╭──
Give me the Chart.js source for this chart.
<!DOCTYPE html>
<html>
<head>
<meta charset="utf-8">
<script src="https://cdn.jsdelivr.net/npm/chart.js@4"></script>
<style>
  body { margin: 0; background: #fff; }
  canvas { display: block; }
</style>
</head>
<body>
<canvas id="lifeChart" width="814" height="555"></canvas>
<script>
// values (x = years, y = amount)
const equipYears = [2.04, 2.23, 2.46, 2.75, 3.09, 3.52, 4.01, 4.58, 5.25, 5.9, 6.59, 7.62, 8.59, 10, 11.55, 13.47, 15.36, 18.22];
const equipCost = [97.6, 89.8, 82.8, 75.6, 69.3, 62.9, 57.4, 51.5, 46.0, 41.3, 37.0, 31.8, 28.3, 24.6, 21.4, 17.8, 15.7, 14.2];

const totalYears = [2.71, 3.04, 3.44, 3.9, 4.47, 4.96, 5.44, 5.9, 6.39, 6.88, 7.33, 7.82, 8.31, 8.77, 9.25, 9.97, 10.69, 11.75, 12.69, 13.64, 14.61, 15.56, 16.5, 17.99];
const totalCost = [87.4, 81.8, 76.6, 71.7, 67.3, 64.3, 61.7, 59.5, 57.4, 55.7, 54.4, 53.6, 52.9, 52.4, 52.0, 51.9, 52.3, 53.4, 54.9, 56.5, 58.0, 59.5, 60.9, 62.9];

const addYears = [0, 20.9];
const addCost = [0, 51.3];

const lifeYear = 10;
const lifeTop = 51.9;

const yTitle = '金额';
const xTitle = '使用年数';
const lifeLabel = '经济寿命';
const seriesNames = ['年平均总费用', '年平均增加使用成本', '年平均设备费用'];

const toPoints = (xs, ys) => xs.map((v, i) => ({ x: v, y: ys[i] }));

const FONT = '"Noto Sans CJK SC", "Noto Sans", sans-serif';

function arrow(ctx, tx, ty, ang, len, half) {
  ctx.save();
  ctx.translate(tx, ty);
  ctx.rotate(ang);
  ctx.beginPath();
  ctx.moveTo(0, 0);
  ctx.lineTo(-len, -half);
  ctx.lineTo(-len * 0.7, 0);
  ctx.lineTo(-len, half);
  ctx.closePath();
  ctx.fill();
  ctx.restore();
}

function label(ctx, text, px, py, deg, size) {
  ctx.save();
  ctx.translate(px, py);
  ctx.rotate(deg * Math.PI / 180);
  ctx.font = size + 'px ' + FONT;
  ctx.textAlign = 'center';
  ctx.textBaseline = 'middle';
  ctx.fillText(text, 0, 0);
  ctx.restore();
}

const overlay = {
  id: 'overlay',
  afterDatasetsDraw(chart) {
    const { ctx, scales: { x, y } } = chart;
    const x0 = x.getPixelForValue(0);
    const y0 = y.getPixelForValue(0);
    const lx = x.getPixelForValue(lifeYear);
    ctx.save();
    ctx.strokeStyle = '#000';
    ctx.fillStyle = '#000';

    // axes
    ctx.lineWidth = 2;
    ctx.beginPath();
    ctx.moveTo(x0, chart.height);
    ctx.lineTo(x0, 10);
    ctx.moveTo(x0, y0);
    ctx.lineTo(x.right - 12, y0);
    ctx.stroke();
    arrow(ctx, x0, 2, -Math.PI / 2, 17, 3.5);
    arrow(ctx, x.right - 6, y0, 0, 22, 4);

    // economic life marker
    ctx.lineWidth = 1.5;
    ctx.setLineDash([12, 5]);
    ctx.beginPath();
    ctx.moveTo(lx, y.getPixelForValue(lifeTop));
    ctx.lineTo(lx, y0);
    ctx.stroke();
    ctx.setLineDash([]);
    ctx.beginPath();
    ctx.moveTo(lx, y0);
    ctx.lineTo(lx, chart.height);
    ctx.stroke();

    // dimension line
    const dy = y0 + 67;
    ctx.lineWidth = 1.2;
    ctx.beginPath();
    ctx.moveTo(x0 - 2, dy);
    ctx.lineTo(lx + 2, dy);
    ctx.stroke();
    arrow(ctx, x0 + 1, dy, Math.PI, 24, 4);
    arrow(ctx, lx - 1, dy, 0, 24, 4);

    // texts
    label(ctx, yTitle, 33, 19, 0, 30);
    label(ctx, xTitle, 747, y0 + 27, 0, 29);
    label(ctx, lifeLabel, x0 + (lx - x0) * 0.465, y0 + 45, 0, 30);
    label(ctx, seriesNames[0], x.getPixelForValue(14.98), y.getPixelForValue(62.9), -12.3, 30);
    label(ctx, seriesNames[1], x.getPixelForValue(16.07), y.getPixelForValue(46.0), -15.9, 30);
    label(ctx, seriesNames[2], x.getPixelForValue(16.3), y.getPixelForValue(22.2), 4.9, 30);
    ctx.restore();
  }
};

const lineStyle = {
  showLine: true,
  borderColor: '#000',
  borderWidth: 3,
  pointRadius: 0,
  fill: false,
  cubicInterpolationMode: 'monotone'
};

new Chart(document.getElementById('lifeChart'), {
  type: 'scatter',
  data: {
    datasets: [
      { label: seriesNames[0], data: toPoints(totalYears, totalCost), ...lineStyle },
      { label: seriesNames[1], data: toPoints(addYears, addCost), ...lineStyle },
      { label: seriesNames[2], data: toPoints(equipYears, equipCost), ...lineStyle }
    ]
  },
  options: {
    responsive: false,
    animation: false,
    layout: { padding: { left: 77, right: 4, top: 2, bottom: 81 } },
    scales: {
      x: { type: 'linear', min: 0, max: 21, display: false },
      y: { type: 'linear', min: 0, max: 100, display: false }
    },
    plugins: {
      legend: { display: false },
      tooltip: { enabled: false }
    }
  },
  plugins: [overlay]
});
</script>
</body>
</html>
╰──
╭──
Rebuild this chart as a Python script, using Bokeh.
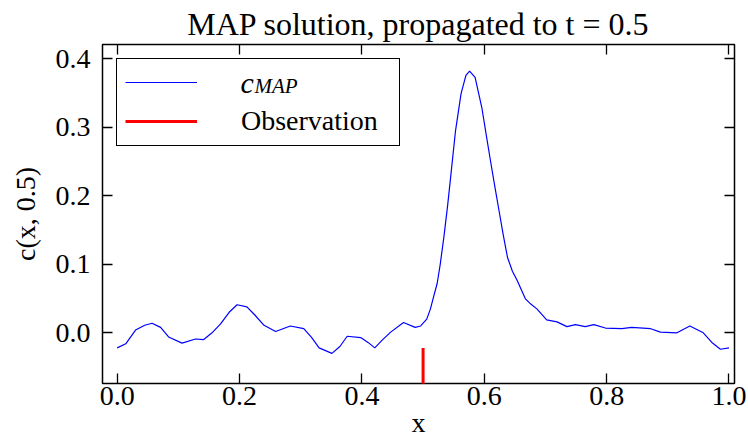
╰──
→ **STATED EXERCISE**:
Lines of the material that contain the word "this" are to be gathered.

→ **EXERCISE SOLUTION**:
Give me the Chart.js source for this chart.
Rebuild this chart as a Python script, using Bokeh.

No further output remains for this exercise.